Şüphesiz, Prof. Azimli’nin başına gelenler, münferit bir olay olarak değerlendirilemez. Cemaat dinselliğiyle, AKP dinselliğinin bu konudaki pratik özdeşliği bile, nasıl bir çamur deryasına bulaştığımızı göstermiyor mu? Bu çamur deryâsına itilen her kurban, öncelikle Türkiye’de kaldıysa içtenlikli mütedeyyinlere ve onların değerlerine zarar veriyor ve onların üzerinden bir medenî toplum olma imkânına. Azimli, bir akademisyen, bu muamelelere bir akademisyen olarak maruz kalıyor ve çalıştığı kurum (“üniversite”) temsil ettiği, edebildiği ne varsa hepsinin çanına ot tıkarcasına böylesi bir işlemi gerçekleştirebiliyor.[5]
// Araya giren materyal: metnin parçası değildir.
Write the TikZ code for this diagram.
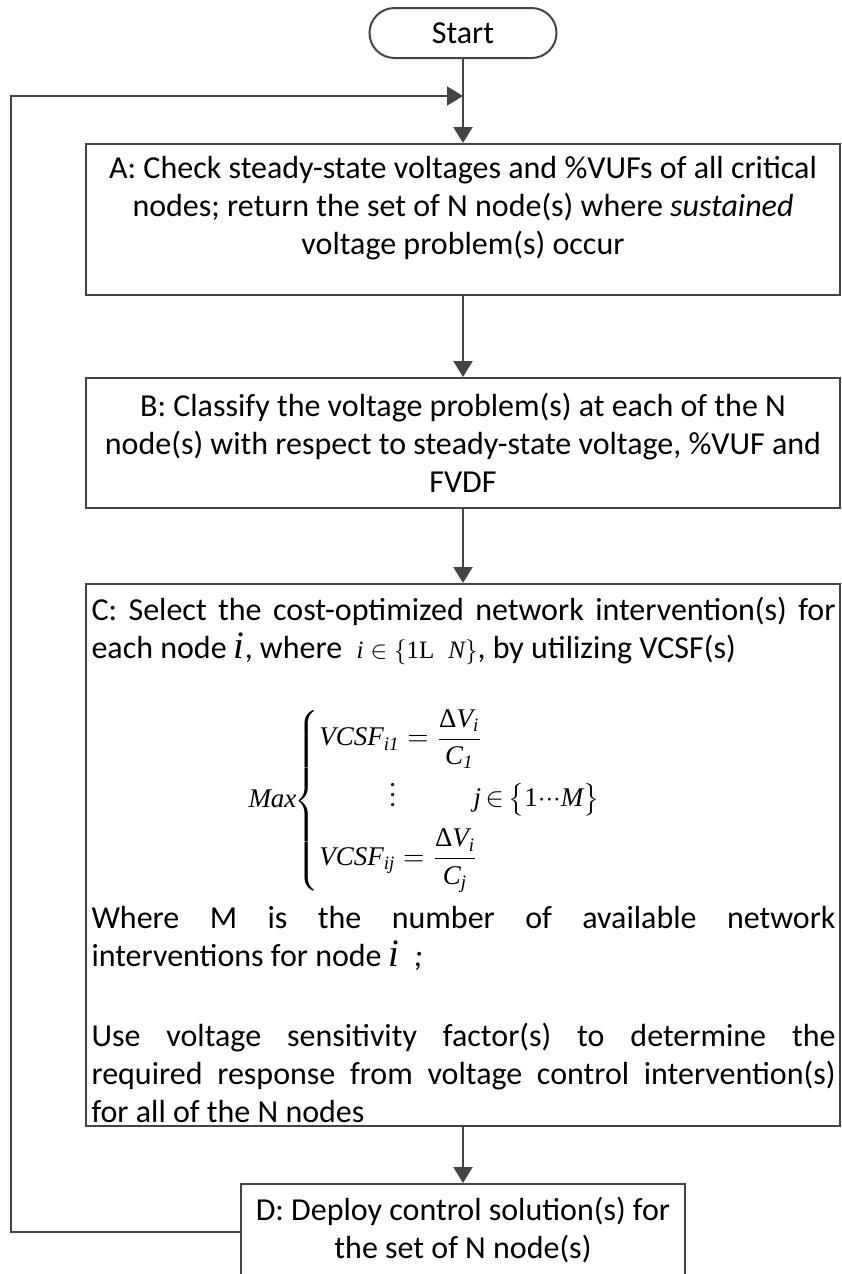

Batı hoşgörüsüzlük tarihinde Kilise inciniyordu; burada herkes ve her şey inciniyor; çünkü her yeri kiliseleştiriyoruz ve herkesi de kilisenin bir üyesi olmaya zorluyoruz. Bu standardizasyon, düşünce ve ifade özgürlüğünü de tehdit ediyor. Sadece dinsel konularla sınırlı olmamak üzere, hemen her konuda sadece Kemalizmin sınırlarını belirlediği bir konvensiyona uymaya mecbur kılıyoruz insanları. Şurada yakın tarihe dair farklı bir fikir, burada Cumhuriyet kuruluşuna dair değişik bir yaklaşım, orada din tarihine ilişkin aykırı bir görüş, sahiplerinin kimliklerini düzlenerek bir lincin nesnesi hâline getiriliyor. Bir heykel, bir tarihsel nesne, bir kitap mutlak bir dokunulmazlığın korumasına alınarak bireyleri çiğnemeyi meşru ve yasal gören bir dışlamacılığın araçlarına dönüşüyor.
“Aklımızı başımıza toplamanın zamanı geldi de geçiyor” demiyorum; epeydir, başa toplanacak bir sosyal akla sahip olmadığımızı gösteren sayısız olaylara tanık olmaktayız. Bir şeyin zamanı geçiyor değil, bir sürü şeyin zamanı geçti. Bu çürümüşlüğü kendisine dert edinmeyeni, coğrafi konumuna göre en yakın üniversiteye tayin etmek gerekir. Yakışır. Yakışıklı bir iş olur.
_
[1] https://www.yenisafak.com/gundem/prof-azimli-zaman-karaliyor-600927
[2] https://www.gazeteduvar.com.tr/rektorlukten-akademisyene-peygamber-sorusturmasi-haber-1552423
[3] https://twitter.com/hitukurumsal
[4] Azimli’nin görüşlerinin bir hülasası için bkz., https://www.perspektif.online/universite-hocalari-cemaatlerden-korkuyor/ Azimli’nin Mustafa Öztürk için sunduğu akademik dayanışma ve entellektüel cesareti, meslekdaşlarının göstereceği konusunda şüphelerim var.
[5] Bir Yalçın Küçük sorusu: Acaba, Çankırı, Çorum ve Yozgat’a üniversite “açmakta” acele edilmiş midir?